“Developers are the most finicky, the most vocal and hyper-aware user base. So when your entire product is open for your users to dig into it, and your users are developers, you better invest in the quality of that product. And the quality becomes your marketing.”
Cypress.io‘s CEO Drew Lanham explains that the startup’s tool is software created by developers, for developers. The company was founded in 2014 by technologist Brian Mann, after observing that while computing and application development had changed drastically over the past decade, software testing had not.
Large companies now release thousands of software updates a year, often on a daily basis across their organization. Technology teams aim to move rapidly, iterating on an agile basis and working in parallel so they can sync their code together even faster. But, as Lanham explains, the testing software out there was far outdated for these agile processes.
“A whole chunk of testing is still conducted manually, by large QA teams or the developers themselves. A lot of times, it takes longer to write a test and run it than it did to write the code,” Lanham explains. The biggest player in the automated testing market is a decade-old product architected for server development that Lanham says has not been updated in years.

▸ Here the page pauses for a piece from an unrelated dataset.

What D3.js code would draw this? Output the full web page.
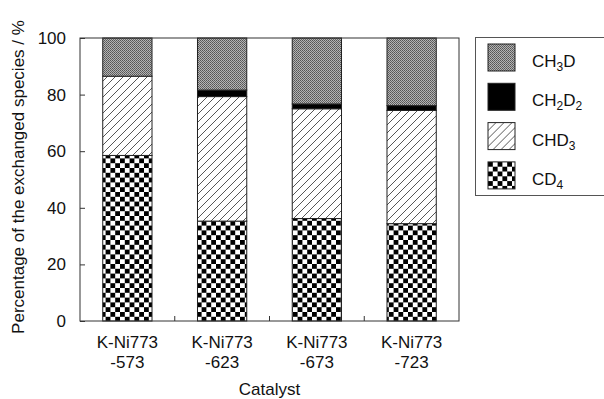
<!DOCTYPE html>
<html>
<head>
<meta charset="utf-8">
<script src="https://cdn.jsdelivr.net/npm/d3@7"></script>
<style>
  body { margin: 0; background: #fff; }
  text { font-family: "Liberation Sans", Arial, sans-serif; fill: #111; }
</style>
</head>
<body>
<script>
var catalysts = ["K-Ni773-573", "K-Ni773-623", "K-Ni773-673", "K-Ni773-723"];
var cd4   = [58.5, 35.3, 36.2, 34.4];
var chd3  = [28.0, 44.0, 38.8, 40.0];
var ch2d2 = [0.0, 2.3, 1.7, 1.7];
var ch3d  = [13.5, 18.4, 23.3, 23.9];
var yTicks = [0, 20, 40, 60, 80, 100];
var species = ["CD4", "CHD3", "CH2D2", "CH3D"];

var rows = catalysts.map(function(c, i) {
    return { cat: c, CD4: cd4[i], CHD3: chd3[i], CH2D2: ch2d2[i], CH3D: ch3d[i] };
});

var svg = d3.select("body").append("svg")
    .attr("width", 604)
    .attr("height", 399);

var defs = svg.append("defs");

// gray stipple
var pg = defs.append("pattern").attr("id", "p-ch3d")
    .attr("patternUnits", "userSpaceOnUse").attr("width", 2).attr("height", 2);
pg.append("rect").attr("width", 2).attr("height", 2).style("fill", "#b4b4b4");
pg.append("rect").attr("width", 1).attr("height", 1).style("fill", "#555");
pg.append("rect").attr("x", 1).attr("y", 1).attr("width", 1).attr("height", 1).style("fill", "#666");

// diagonal hatch
var ph = defs.append("pattern").attr("id", "p-chd3")
    .attr("patternUnits", "userSpaceOnUse").attr("width", 8).attr("height", 8);
ph.append("rect").attr("width", 8).attr("height", 8).style("fill", "#fff");
ph.append("path").attr("d", "M0,8 L8,0 M-2,2 L2,-2 M6,10 L10,6")
    .style("stroke", "#444").style("stroke-width", 0.9);

// checkerboard
var pc = defs.append("pattern").attr("id", "p-cd4")
    .attr("patternUnits", "userSpaceOnUse").attr("width", 9.6).attr("height", 9.6);
pc.append("rect").attr("width", 9.6).attr("height", 9.6).style("fill", "#fff");
pc.append("rect").attr("width", 4.8).attr("height", 4.8).style("fill", "#000");
pc.append("rect").attr("x", 4.8).attr("y", 4.8).attr("width", 4.8).attr("height", 4.8).style("fill", "#000");

var fills = { CD4: "url(#p-cd4)", CHD3: "url(#p-chd3)", CH2D2: "#000", CH3D: "url(#p-ch3d)" };

var plotL = 80, plotR = 459, plotT = 38, plotB = 321;

var x = d3.scaleBand().domain(catalysts).range([plotL, plotR]).paddingInner(0.48).paddingOuter(0.24);
var y = d3.scaleLinear().domain([0, 100]).range([plotB, plotT]);

var stack = d3.stack().keys(species)(rows);

svg.append("g").selectAll("g")
    .data(stack)
    .enter().append("g")
    .style("fill", function(d) { return fills[d.key]; })
    .selectAll("rect")
    .data(function(d) { return d.filter(function(p) { return p[1] - p[0] > 0; }); })
    .enter().append("rect")
    .attr("x", function(d) { return x(d.data.cat); })
    .attr("y", function(d) { return y(d[1]); })
    .attr("width", x.bandwidth())
    .attr("height", function(d) { return y(d[0]) - y(d[1]); })
    .style("stroke", "#222")
    .style("stroke-width", 1);

// frame
svg.append("rect")
    .attr("x", plotL).attr("y", plotT)
    .attr("width", plotR - plotL).attr("height", plotB - plotT)
    .style("fill", "none").style("stroke", "#333").style("stroke-width", 1);

// y axis with inward ticks
var yAxis = svg.append("g")
    .attr("transform", "translate(" + plotL + ",0)")
    .call(d3.axisLeft(y).tickValues(yTicks).tickSizeInner(-5).tickSizeOuter(0).tickPadding(14));
yAxis.select(".domain").remove();
yAxis.selectAll("line").style("stroke", "#333");
yAxis.selectAll("text").style("font-size", "17px").style("fill", "#111");

// x ticks between categories
var step = x.step();
svg.append("g").selectAll("line")
    .data(catalysts.slice(1))
    .enter().append("line")
    .attr("x1", function(d) { return x(d) - step * 0.24; })
    .attr("x2", function(d) { return x(d) - step * 0.24; })
    .attr("y1", plotB).attr("y2", plotB - 5)
    .style("stroke", "#333");

// category labels on two lines
var lab = svg.append("g").selectAll("text")
    .data(catalysts)
    .enter().append("text")
    .attr("text-anchor", "middle")
    .style("font-size", "17px");
lab.append("tspan")
    .attr("x", function(d) { return x(d) + x.bandwidth() / 2; })
    .attr("y", 348)
    .text(function(d) { return d.split("-").slice(0, 2).join("-"); });
lab.append("tspan")
    .attr("x", function(d) { return x(d) + x.bandwidth() / 2; })
    .attr("y", 368)
    .text(function(d) { return "-" + d.split("-")[2]; });

svg.append("text")
    .attr("x", (plotL + plotR) / 2).attr("y", 395)
    .attr("text-anchor", "middle")
    .style("font-size", "17px")
    .text("Catalyst");

svg.append("text")
    .attr("transform", "translate(24,177) rotate(-90)")
    .attr("text-anchor", "middle")
    .style("font-size", "17px")
    .text("Percentage of the exchanged species / %");

// legend
var legendItems = [
    { key: "CH3D", parts: [["CH", 0], ["3", 1], ["D", 0]] },
    { key: "CH2D2", parts: [["CH", 0], ["2", 1], ["D", 0], ["2", 1]] },
    { key: "CHD3", parts: [["CHD", 0], ["3", 1]] },
    { key: "CD4", parts: [["CD", 0], ["4", 1]] }
];

svg.append("rect")
    .attr("x", 475.5).attr("y", 37.5)
    .attr("width", 140).attr("height", 158)
    .style("fill", "#fff").style("stroke", "#555").style("stroke-width", 1);

var lg = svg.append("g").selectAll("g")
    .data(legendItems)
    .enter().append("g")
    .attr("transform", function(d, i) { return "translate(488," + (44 + i * 39.3) + ")"; });

lg.append("rect")
    .attr("width", 27).attr("height", 27)
    .style("fill", function(d) { return fills[d.key]; })
    .style("stroke", "#222");

var lt = lg.append("text")
    .attr("x", 44).attr("y", 23)
    .style("font-size", "17px");
lt.selectAll("tspan")
    .data(function(d) { return d.parts; })
    .enter().append("tspan")
    .attr("dy", function(p, i, nodes) {
        var prev = i > 0 ? d3.select(nodes[i - 1]).datum()[1] : 0;
        return (p[1] - prev) * 4 + "px";
    })
    .style("font-size", function(p) { return p[1] ? "12px" : "17px"; })
    .text(function(p) { return p[0]; });
</script>
</body>
</html>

Cypress aims to fill the gap. The automated front end testing tool allows developers to write tests simultaneous to writing code features, meaning the test takes place during the development process, versus after.
Cypress is open-source, meaning the developers who use it can get under the hood of the tool’s own code, dig into its features, and build their own customizations on top of it. That’s also why Lanham says the team has been so diligent about making sure the product is of the highest quality.
“Instead of spending money on marketing, we’ve spent it on our product,” Lanham shares. All their growth has been organic thus far, driven by word-of-mouth.
And that growth has been significant: Lanham cites that Cypress has been downloaded 2.5 million times and is used by about 14,000 developers monthly, a 20 percent growth month-over-month. Technologists at over 2,500 organizations use the platform including those from organizations like Trulia, GitHub, NASA, The New York Times, Slack and Shopify.
And thus far the tool has been free. But Lanham was brought on the team earlier this year because of his business background: he founded Internet gateway company Encompass, which exited to Yahoo in 2002 for $135 million, then served on the leadership team of Good Technology, which sold to Motorola in 2006 for half a billion. Most recently he led a business unit at Nexidia.
Lanham closed a funding round for Cypress this summer, a $4 million seed which included an investment from Bessemer Venture Partners, one of the largest VC firms in the world. Bessemer has a sizable portfolio in B2D (business-to-developer) startups like Cypress, and will be able to plug the company into this network, Lanham says.
This week, the startup emerged from beta by rolling out tiered pricing — four levels, the first still free, of platform features for organizations that want more access to the testing tool. Pricing is based on number of users and tests, starting at $99 per month.
Lanham is adamant that there will always be a free version, but that upon sharing the additional paid features with current users, many of those organizations have expressed willingness to switch.
Beyond continuing to shape the product, the seed funding will go towards finally bringing on some marketing and sales employees, as well as (of course) additional developers.